What to work on: Can you set down, exactly as they appear below, the lines from the opening of the material through the one bearing "const colHeaders = [['Difference','in", minus the pictures?

Data entries:
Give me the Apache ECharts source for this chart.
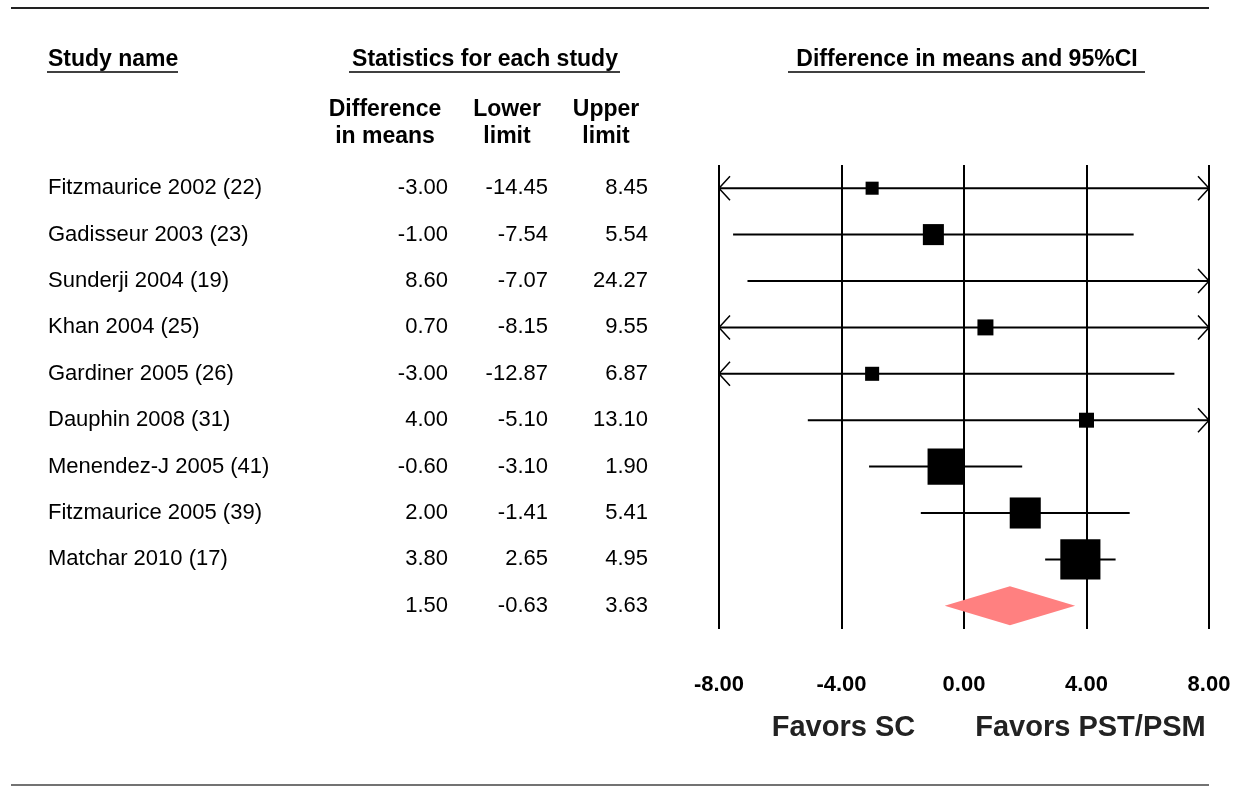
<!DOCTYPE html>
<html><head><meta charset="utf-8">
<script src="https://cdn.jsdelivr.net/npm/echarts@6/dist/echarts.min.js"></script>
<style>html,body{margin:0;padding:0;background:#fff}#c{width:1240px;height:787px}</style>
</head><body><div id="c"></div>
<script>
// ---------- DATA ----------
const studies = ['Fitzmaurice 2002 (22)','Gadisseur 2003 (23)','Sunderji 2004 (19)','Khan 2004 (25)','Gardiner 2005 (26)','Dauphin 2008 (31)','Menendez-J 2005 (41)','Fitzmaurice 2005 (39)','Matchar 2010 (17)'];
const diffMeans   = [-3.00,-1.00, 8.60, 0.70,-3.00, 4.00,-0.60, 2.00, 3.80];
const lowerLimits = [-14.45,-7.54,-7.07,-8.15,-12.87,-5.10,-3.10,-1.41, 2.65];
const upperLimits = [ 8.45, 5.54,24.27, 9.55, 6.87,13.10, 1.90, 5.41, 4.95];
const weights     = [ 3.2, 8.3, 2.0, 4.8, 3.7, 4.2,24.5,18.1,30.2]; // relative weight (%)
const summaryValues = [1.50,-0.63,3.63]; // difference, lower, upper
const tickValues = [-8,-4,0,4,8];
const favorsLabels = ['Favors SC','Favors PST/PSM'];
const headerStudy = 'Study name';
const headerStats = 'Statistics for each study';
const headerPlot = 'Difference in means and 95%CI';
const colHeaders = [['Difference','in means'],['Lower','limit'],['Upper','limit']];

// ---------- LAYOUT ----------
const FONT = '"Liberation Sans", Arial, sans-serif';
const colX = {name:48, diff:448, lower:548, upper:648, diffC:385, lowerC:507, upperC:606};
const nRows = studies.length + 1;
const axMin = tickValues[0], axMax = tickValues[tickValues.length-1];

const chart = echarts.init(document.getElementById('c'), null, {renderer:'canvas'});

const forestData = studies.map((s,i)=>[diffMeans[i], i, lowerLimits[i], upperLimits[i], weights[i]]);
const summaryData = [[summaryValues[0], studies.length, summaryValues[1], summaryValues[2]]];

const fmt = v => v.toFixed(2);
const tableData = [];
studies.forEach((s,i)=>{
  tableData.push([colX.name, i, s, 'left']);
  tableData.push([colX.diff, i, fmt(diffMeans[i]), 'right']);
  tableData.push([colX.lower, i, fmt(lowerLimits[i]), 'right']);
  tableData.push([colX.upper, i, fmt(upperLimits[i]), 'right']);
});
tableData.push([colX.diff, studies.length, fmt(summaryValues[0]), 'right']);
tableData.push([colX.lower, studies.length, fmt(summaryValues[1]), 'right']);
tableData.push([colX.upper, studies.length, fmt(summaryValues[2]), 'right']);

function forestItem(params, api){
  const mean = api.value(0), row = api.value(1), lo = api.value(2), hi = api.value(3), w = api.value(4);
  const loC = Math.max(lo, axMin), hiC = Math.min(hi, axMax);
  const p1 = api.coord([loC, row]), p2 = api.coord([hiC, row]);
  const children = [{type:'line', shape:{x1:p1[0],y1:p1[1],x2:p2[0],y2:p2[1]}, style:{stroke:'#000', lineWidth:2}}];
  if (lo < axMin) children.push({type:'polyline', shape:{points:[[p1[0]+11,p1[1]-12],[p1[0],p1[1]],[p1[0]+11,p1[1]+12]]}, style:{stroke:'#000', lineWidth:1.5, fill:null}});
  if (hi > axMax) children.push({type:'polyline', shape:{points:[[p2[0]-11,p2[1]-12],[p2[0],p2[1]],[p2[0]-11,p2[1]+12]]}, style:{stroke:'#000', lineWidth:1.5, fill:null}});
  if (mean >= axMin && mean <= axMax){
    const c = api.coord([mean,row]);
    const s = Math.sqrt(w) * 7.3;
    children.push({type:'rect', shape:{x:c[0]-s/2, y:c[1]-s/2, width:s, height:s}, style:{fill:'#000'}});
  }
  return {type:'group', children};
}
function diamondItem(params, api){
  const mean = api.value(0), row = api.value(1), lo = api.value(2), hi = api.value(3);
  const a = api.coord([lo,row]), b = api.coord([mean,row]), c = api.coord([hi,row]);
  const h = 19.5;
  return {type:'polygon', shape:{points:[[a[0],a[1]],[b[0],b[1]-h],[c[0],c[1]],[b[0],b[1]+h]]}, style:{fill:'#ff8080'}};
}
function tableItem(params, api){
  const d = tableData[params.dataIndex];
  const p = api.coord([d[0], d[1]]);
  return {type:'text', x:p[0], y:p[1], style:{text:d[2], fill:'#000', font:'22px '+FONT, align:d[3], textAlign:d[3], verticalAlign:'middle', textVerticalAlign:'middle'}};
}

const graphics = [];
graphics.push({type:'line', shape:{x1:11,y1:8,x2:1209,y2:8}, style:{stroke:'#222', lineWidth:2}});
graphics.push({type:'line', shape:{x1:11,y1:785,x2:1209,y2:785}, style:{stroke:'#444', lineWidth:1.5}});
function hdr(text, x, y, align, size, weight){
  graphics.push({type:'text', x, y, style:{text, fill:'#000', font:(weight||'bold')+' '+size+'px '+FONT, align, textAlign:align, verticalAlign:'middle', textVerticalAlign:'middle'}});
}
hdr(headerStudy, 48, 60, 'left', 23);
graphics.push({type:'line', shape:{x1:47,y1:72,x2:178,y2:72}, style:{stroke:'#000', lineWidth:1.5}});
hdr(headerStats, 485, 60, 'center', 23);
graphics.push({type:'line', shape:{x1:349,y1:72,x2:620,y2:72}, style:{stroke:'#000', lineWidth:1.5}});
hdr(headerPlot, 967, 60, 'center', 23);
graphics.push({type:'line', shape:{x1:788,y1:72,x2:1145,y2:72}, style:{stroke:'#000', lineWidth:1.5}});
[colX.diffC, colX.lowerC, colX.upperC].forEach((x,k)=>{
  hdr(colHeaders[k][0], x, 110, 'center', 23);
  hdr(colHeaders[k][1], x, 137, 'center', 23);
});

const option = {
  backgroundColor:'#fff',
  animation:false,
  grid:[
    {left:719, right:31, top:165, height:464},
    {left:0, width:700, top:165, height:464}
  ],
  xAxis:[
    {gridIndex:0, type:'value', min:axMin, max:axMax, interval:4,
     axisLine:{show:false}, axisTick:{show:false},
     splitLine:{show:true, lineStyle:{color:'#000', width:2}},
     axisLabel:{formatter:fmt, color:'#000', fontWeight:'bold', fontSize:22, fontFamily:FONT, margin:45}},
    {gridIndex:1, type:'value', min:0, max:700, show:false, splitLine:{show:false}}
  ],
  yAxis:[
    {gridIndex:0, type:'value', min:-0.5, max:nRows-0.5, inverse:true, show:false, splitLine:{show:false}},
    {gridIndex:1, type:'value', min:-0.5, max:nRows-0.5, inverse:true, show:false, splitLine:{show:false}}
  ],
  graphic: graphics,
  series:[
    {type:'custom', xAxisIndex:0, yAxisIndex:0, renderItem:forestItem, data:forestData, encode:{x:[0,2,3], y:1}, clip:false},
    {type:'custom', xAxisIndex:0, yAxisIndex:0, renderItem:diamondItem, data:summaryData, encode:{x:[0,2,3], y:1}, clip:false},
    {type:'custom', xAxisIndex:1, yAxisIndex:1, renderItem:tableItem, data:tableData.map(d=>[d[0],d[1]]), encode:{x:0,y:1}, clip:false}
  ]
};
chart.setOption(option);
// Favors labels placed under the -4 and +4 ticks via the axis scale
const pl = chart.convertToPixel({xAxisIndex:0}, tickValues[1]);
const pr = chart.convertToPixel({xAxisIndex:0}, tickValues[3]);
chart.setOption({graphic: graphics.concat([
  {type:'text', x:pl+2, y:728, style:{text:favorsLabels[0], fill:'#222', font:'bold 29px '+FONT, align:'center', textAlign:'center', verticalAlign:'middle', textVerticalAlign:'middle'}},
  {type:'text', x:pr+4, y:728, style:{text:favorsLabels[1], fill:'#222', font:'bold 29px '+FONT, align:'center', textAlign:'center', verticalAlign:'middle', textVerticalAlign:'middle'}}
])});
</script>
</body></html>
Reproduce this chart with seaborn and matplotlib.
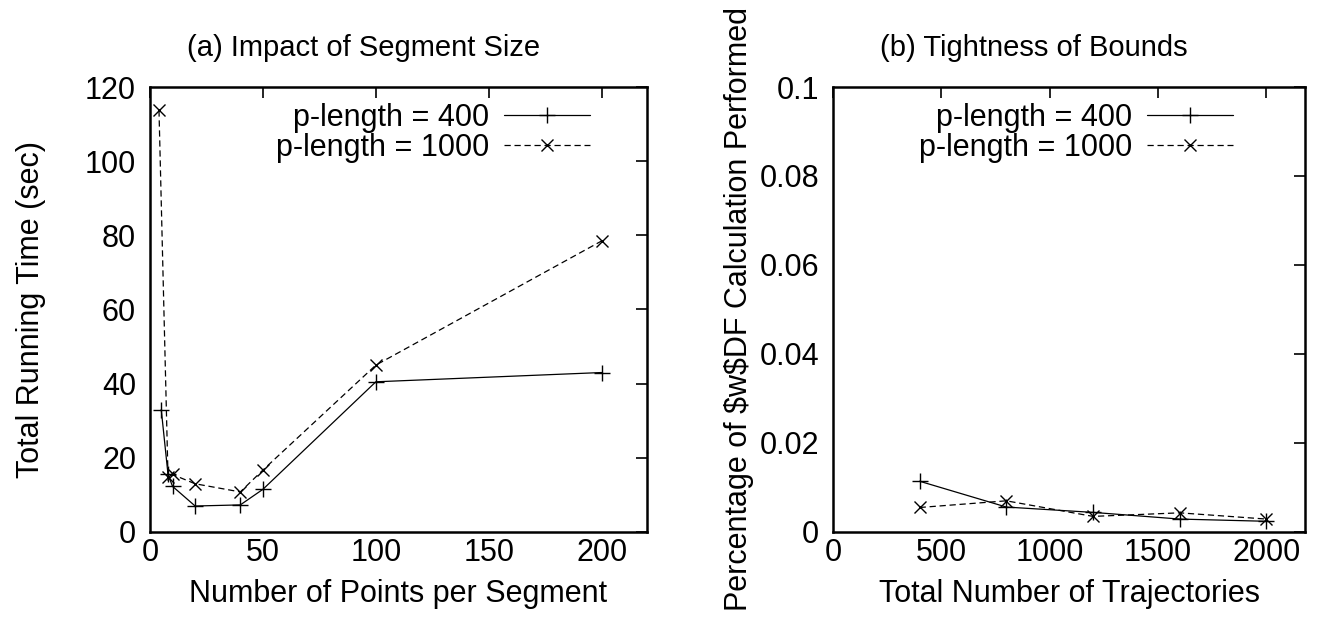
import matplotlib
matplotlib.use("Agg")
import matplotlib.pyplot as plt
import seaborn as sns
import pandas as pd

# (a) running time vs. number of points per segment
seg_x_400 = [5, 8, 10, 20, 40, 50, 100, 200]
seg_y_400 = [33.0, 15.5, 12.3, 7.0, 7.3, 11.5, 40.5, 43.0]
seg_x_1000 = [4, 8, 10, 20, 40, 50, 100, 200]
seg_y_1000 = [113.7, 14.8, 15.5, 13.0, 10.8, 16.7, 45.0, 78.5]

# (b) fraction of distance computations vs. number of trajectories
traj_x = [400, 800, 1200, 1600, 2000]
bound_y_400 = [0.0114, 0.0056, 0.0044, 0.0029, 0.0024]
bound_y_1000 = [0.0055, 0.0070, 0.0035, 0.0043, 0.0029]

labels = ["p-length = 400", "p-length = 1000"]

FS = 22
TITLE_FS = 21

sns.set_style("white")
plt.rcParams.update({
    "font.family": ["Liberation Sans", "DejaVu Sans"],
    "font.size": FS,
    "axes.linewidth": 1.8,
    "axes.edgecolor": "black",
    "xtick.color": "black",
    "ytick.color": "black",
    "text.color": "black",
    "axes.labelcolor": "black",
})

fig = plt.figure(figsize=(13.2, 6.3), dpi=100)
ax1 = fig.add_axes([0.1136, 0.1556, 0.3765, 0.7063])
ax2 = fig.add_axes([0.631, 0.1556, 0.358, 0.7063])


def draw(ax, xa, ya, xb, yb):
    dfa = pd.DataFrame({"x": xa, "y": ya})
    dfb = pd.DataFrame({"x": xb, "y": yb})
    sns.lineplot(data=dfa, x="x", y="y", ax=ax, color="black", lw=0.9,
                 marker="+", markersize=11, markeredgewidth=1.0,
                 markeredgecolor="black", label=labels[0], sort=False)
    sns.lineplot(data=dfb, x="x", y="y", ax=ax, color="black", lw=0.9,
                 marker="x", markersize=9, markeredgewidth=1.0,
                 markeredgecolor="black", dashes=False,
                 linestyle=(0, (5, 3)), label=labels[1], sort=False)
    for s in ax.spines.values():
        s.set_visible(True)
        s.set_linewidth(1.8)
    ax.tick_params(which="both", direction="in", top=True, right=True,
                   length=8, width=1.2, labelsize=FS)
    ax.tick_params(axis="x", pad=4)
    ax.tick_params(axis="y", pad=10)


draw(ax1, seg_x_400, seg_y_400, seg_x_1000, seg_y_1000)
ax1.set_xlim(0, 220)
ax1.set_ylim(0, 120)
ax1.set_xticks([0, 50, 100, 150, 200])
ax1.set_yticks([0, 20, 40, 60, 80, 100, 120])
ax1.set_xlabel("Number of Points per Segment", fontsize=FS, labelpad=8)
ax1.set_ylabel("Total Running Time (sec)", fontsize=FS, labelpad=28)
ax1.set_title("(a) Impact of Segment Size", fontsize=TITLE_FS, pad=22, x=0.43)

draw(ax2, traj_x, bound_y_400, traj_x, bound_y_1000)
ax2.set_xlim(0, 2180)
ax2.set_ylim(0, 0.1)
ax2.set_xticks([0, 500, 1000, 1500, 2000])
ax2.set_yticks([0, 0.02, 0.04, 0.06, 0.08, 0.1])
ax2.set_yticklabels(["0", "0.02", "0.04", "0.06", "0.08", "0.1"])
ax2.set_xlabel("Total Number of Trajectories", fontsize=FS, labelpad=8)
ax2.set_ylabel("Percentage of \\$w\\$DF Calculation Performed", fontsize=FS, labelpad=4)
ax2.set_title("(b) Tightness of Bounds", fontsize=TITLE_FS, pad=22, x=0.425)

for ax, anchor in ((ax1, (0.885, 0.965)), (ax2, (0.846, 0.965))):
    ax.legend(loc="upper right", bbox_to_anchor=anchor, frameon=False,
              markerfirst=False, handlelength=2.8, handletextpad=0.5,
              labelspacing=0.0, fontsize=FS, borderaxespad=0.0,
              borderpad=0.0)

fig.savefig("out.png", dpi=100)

Exercise response:
Give me the Apache ECharts source for this chart.
<!DOCTYPE html>
<html><head><meta charset="utf-8">
<script src="https://cdn.jsdelivr.net/npm/echarts@6/dist/echarts.min.js"></script>
<style>html,body{margin:0;padding:0;background:#fff}#c{width:1240px;height:787px}</style>
</head><body><div id="c"></div>
<script>
// ---------- DATA ----------
const studies = ['Fitzmaurice 2002 (22)','Gadisseur 2003 (23)','Sunderji 2004 (19)','Khan 2004 (25)','Gardiner 2005 (26)','Dauphin 2008 (31)','Menendez-J 2005 (41)','Fitzmaurice 2005 (39)','Matchar 2010 (17)'];
const diffMeans   = [-3.00,-1.00, 8.60, 0.70,-3.00, 4.00,-0.60, 2.00, 3.80];
const lowerLimits = [-14.45,-7.54,-7.07,-8.15,-12.87,-5.10,-3.10,-1.41, 2.65];
const upperLimits = [ 8.45, 5.54,24.27, 9.55, 6.87,13.10, 1.90, 5.41, 4.95];
const weights     = [ 3.2, 8.3, 2.0, 4.8, 3.7, 4.2,24.5,18.1,30.2]; // relative weight (%)
const summaryValues = [1.50,-0.63,3.63]; // difference, lower, upper
const tickValues = [-8,-4,0,4,8];
const favorsLabels = ['Favors SC','Favors PST/PSM'];
const headerStudy = 'Study name';
const headerStats = 'Statistics for each study';
const headerPlot = 'Difference in means and 95%CI';
const colHeaders = [['Difference','in means'],['Lower','limit'],['Upper','limit']];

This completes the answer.